On day 11 Johan caught a sailfish, 1 meter. It looked so majestic and alive. It jumped out of the water, shaked the tail and dived down again. To reel it in was quite a process. The sails does not allow you to slow down the boat and we did not want to loose the fish. When the fish was 10 meters from the boat, it however came loose. We gave a sigh of relief because neither of us wanted to kill such a beautiful fish.
It reminded me of the old testament times when you had to slaghter an animal as offering for your sins. Jesus dies on the cross for our sins and we do not have to offer anymals anymore. It however still cause great turmoil in me to kill even a fish.

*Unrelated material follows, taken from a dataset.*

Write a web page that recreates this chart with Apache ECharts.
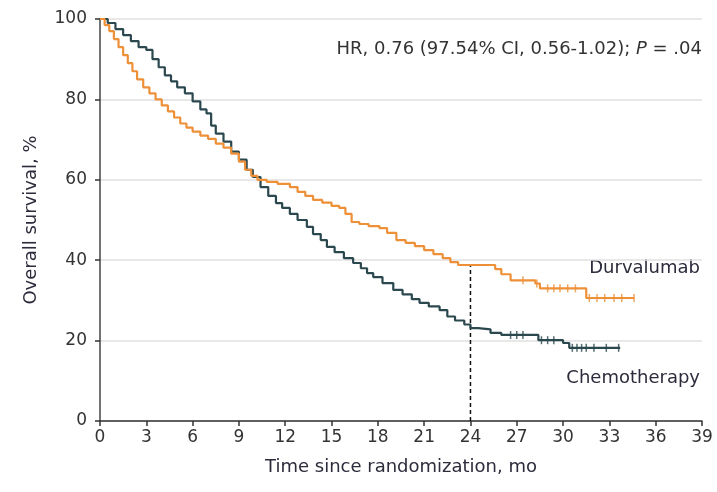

Confused seas is a result of the current flowing from east to west and the wind is blowing from the south to the north around day 14. This caused swells within swells and it looked like boiling water in a kettle First 14 days the wind was blowing from SE and only changed on day 14 to a southerly wind. It feels like the most difficult part of our journey until now. It seems as if every leg of the voyage has some challenges and it is never the same. You cannot use the knowledge acquired and are therefore in a constant learning process. No training course can give you the knowledge that you need, it is only through the practical experience that you learn how to manouvre. Each boat is also different and what works on Ntombi might not work on any other boat.
Day 19 was the first really pleasant day on the Pacific Ocean. The water is not as confused as usual and the sun was shining for most of the day with blue skies and clouds only at the horison. The clouds is just as confusing as the sea. What we experienced until today was clear sky with clouds on the horison but 10 minutes later you had clouds all around you and it stayed like that for days. It was therefore a welcome change to see the sun for the whole day.
Day 22 has some "achievements". We ate the last fresh carrots and cabbage. We opened the last of the coconuts picked up at Pedro de Gonzalez island and enjoyed the sweet juice before indulging in the flesh. We crossed the half way mark from a miles perspective. What a pshychological achievement.
On day 29 we saw a fishing vessel at night and the highlight of day 31 was a school of dolphins passing Ntombi.
On day 37, the distance from Balboa equaled the distance that we still need to sail to Whangarei in New Zealand. Half way in the Pacific!
It is also Johan's birthday and he ordered Fray Bentos meat pies (tinned, bought at St Helena), but the ocean was not calm enough to cook them in the stove top oven. We decided to leave it until we get to Hiva Oa. I cooked rice, mixed with the last onion, mixed veggies and some herbs. Johan added some corned beef for his birthday dinner. We had soda cooldrink, chips and fruit cake as well. We enjoyed a simple birthday party like school kids - they say you become like kids when you get older....
Day 42 and we cannot wait for the morning to see the island. We know it is out there somewhere and if it was light we would be able to see it. What a rude awakening at 4h00 when the autopilot stopped working. I started hand steering whilst Johan tried to mend the autopilot. He struggled and eventually found the problem and fixed it, and he fixed the backup that broke sometime during the voyage as well. I had steered until 11h30 with Johan taking over for 30 minutes at a time for me to take short breaks.
We saw the island only around 9h00 due to the cloud covering it, but went through a number of squalls before we eventually arrived at 17h00, anchored in the little harbour with big rollers. We want to spend at least a week before we continue to the next set of islands.